Nebraska has been a great surprise in this adventure so far. When we decided to escape the Midwest to rush to Colorado —a place that we knew for sure was mosquito and rain-free— we were dreading the long crossing of this forgotten state. Our good friend Cat in New York is from Nebraska, and I always imagined her land as a flat, boring cornfield place that we would just drive through in a day. That, plus the movie “Nebraska” which depicts the state as one of the dullest state in the US. Well it turned out to be really beautiful and interesting, and we ended up staying three nights. Cat, if you still don’t brag about Nebraska in New York City, I’ll do it for you.
We almost took the Interstate to cross Nebraska rapidly, but at the last minute, for some reason I can’t remember, we decided to turn right on a small road (20, I think). We followed that road 20 and after some flat lands we found the Sandhills. Small and sometimes welcoming villages, the infinite sky, this light green grass, horses, the horizon and the empty road for miles and miles and miles. That feeling of freedom, really “on the road” for the first time. It was a unique, out-of-time place and we wanted to drive this road for eternity. We slept in free, awesome campsites on the roadside.

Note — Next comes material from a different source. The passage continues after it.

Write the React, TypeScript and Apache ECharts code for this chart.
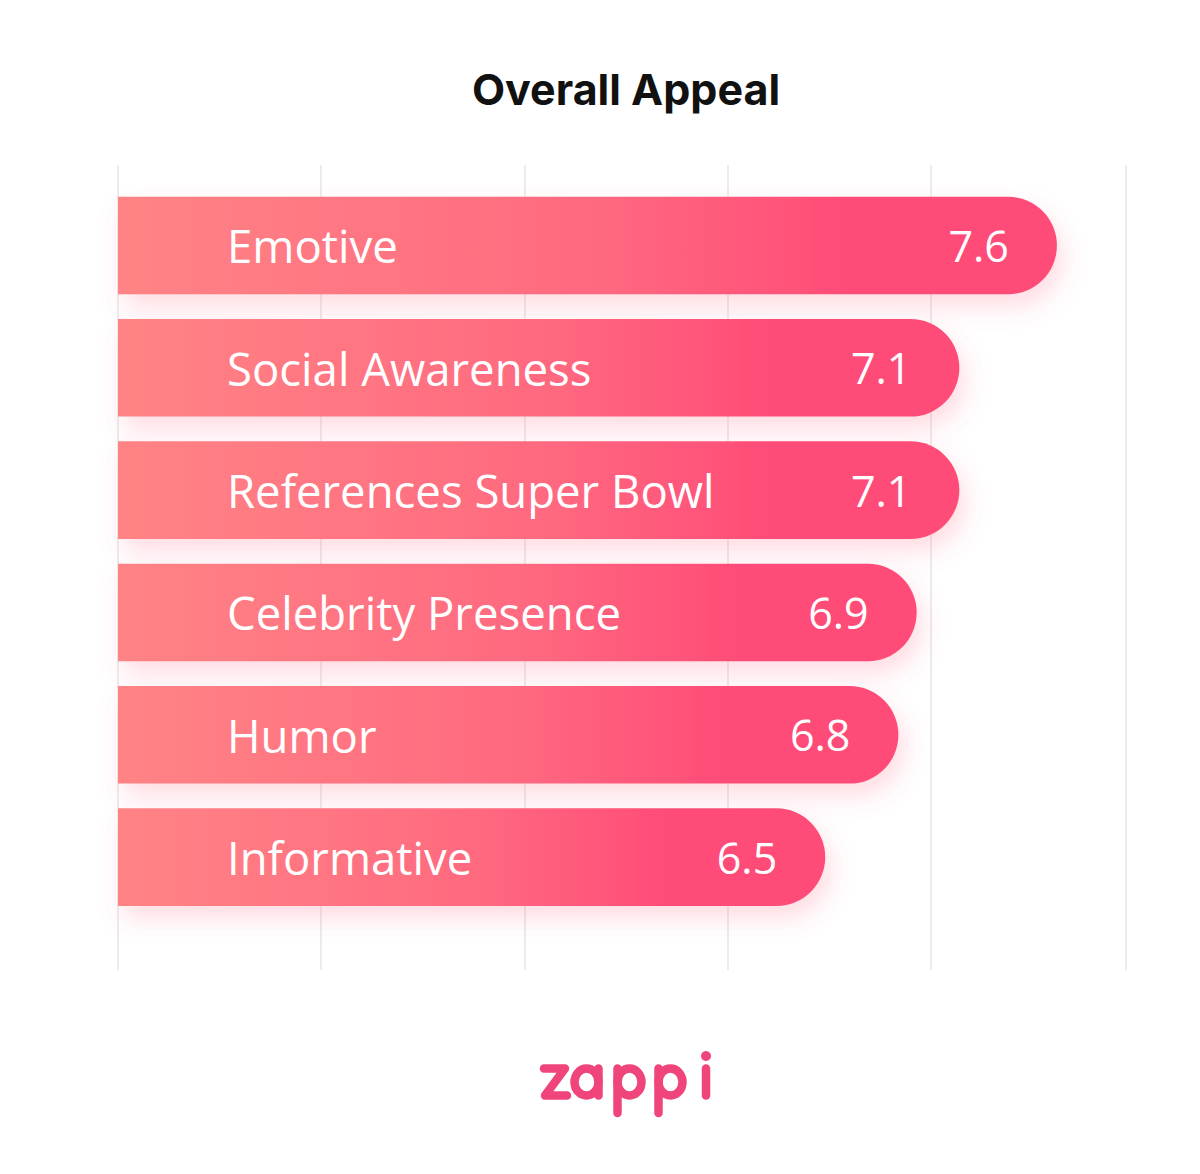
import React, { useEffect, useRef } from "react";
import * as echarts from "echarts";

const categories = [
  "Emotive",
  "Social Awareness",
  "References Super Bowl",
  "Celebrity Presence",
  "Humor",
  "Informative",
];
const scores = [7.62, 7.14, 7.14, 6.93, 6.84, 6.48];
const axisMin = 3;
const axisMax = 7.96;
const axisStep = 1;
const titleText = "Overall Appeal";
const brandText = "zappi";

const PINK = "#F0457A";

export default function App() {
  const ref = useRef<HTMLDivElement>(null);
  useEffect(() => {
    if (!ref.current) return;
    const chart = echarts.init(ref.current, undefined, { renderer: "svg" });
    const sw = 8.5;
    const logoStyle = {
      fill: "none",
      stroke: PINK,
      lineWidth: sw,
      lineCap: "round",
      lineJoin: "round",
    };
    const cy = 1082;
    const rx = 12;
    const ry = 13.5;
    const top = cy - ry;
    const bot = cy + ry;
    const option: any = {
      animation: false,
      backgroundColor: "#ffffff",
      grid: [
        { left: 118, width: 1008, top: 184.3, height: 734, containLabel: false },
        { left: 118, width: 1008, top: 165, height: 805, containLabel: false },
      ],
      xAxis: [
        {
          type: "value",
          gridIndex: 0,
          min: axisMin,
          max: axisMax,
          interval: axisStep,
          show: false,
          splitLine: { show: false },
        },
        {
          type: "value",
          gridIndex: 1,
          min: axisMin,
          max: axisMax,
          interval: axisStep,
          axisLabel: { show: false },
          axisLine: { show: false },
          axisTick: { show: false },
          splitLine: { show: true, lineStyle: { color: "#E6E6E6", width: 1.5 } },
        },
      ],
      yAxis: [
        {
          type: "category",
          gridIndex: 0,
          data: categories,
          inverse: true,
          z: 10,
          axisLine: { show: false },
          axisTick: { show: false },
          splitLine: { show: false },
          axisLabel: {
            inside: true,
            margin: 109,
            color: "#ffffff",
            fontSize: 45.5,
            fontFamily: "Open Sans",
          },
        },
        { type: "value", gridIndex: 1, min: 0, max: 1, show: false },
      ],
      graphic: [
        {
          type: "text",
          x: 626,
          y: 89,
          style: {
            text: titleText,
            fill: "#111111",
            font: "bold 43px Inter",
            align: "center",
            verticalAlign: "middle",
          },
        },
        {
          type: "group",
          name: brandText,
          children: [
            {
              type: "polyline",
              shape: { points: [[544, top], [565, top], [545, bot], [567, bot]] },
              style: logoStyle,
            },
            { type: "ellipse", shape: { cx: 586.5, cy, rx, ry }, style: logoStyle },
            { type: "line", shape: { x1: 598.5, y1: top, x2: 598.5, y2: bot }, style: logoStyle },
            { type: "ellipse", shape: { cx: 629.5, cy, rx, ry }, style: logoStyle },
            { type: "line", shape: { x1: 617.5, y1: top, x2: 617.5, y2: 1113 }, style: logoStyle },
            { type: "ellipse", shape: { cx: 670.5, cy, rx, ry }, style: logoStyle },
            { type: "line", shape: { x1: 658.5, y1: top, x2: 658.5, y2: 1113 }, style: logoStyle },
            { type: "line", shape: { x1: 706, y1: top, x2: 706, y2: bot }, style: logoStyle },
            { type: "circle", shape: { cx: 706, cy: 1056, r: 5 }, style: { fill: PINK } },
          ],
        },
      ],
      series: [
        {
          type: "bar",
          xAxisIndex: 0,
          yAxisIndex: 0,
          data: scores,
          barWidth: 97.6,
          silent: true,
          itemStyle: {
            color: new echarts.graphic.LinearGradient(0, 0, 1, 0, [
              { offset: 0, color: "#FF8385" },
              { offset: 0.5, color: "#FF6A80" },
              { offset: 0.78, color: "#FF4C78" },
              { offset: 1, color: "#FF4C78" },
            ]),
            borderRadius: [0, 49, 49, 0],
            shadowColor: "rgba(255, 90, 120, 0.22)",
            shadowBlur: 24,
            shadowOffsetX: 6,
            shadowOffsetY: 12,
          },
          label: {
            show: true,
            position: "insideRight",
            distance: 48,
            color: "#ffffff",
            fontSize: 43,
            fontFamily: "Open Sans",
            formatter: (p: any) => Number(p.value).toFixed(1),
          },
        },
      ],
    };
    chart.setOption(option);
    return () => chart.dispose();
  }, []);
  return (
    <div
      ref={ref}
      style={{ position: "fixed", left: 0, top: 0, width: 1200, height: 1174 }}
    />
  );
}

There are a lot of very long freight trains in Nebraska. You feel that you’re entering the West. Many of these trains transport coal. Yes, coal. At full capacity, the largest plant in Nebraska burns 800 tons of coal to produce electricity. Growing up in France (82% nuclear energy), I had never actually seen coal. Without the paved road and cars, we could have believed we were traveling back a hundred years ago (no offense at all). The train whistles and everything. It’s like a movie.
Since Nebraska was surprising us, we decided to visit it more seriously. So we went to Carhenge, a Stonehenge replica using vintage car bodies. It’s just an interesting folk-art roadside attraction. It was not really worth it, but when you have that kind of time we have, living the retiree life before we’re supposed to, it’s a fine little visit.
Then we saw Chimney Rock in the horizon, like the first pioneers and migrants to the West. Chimney Rock was a symbol of hope for many of these adventurous minds, after days traveling in the bare landscape of Nebraska.
A few miles from Chimney Rock, Scotts Bluff was another monument abundantly described in literature and another door to the West. It’s easy to lose yourself imagining someone from the East discovering this landscape for the first time and crossing a nude land, but these areas (the Northern Plains) where of course heavily populated by Native Americans (like the Sioux). There are some artefacts in the Scotts Bluff museum about the Native Peoples, and besides all the seducing myths of the pioneers (the Pony Express Trail, The Gold Rush, the Oregon trail, etc.) I think it’s worth taking a minute to think about that history as well.
I’ll be back in Nebraska, and I’ll encourage my fellows to discover it.